Automated policies continuously detect these conditions and support fast remediation, reducing audit findings and operational risk.
3. Maintaining Data Residency and Sovereignty Compliance
As global data protection enforcement intensifies, data residency violations remain one of the most common and costly compliance failures.
Automated policies help identify:
- EU personal data stored outside approved EU regions: A direct GDPR violation that is common in multi-cloud and SaaS environments.
- Cross-region replicas and backups containing regulated data: Secondary storage locations frequently fall outside compliance controls.
These policies enable organizations to demonstrate ongoing compliance, not just point-in-time alignment.
What Modern Data Security Policies Must Do (2026-Ready)
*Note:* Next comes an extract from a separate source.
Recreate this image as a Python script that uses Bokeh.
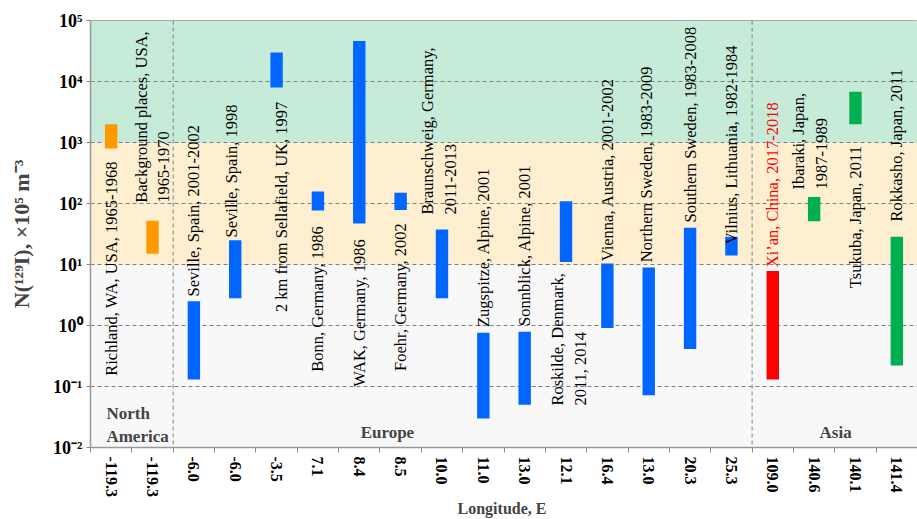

As teams move into 2026, effective data security policies share three traits:
- They are data-aware: Policies are based on data sensitivity - not just resource labels or storage locations.
- They operate continuously: Policies evaluate changes as data is created, moved, shared, or copied into new systems.
- They drive action: Every violation maps to a remediation path: restrict access, move data, or delete it.
This is what allows security teams to scale governance without slowing the business.
Conclusion: From Static Rules to Continuous Data Governance
Heading into 2026, automated data security policies are no longer just compliance tooling, they are a core layer of modern security architecture.
They allow organizations to:
- Reduce exposure and ransomware risk
- Enforce regulatory requirements continuously
- Govern sensitive data across cloud, SaaS, and AI workflows
Most importantly, they replace reactive audits with real-time data governance.
Organizations that invest in automated, data-aware security policies today will enter 2026 better prepared for regulatory scrutiny, evolving threats, and the continued growth of their data footprint.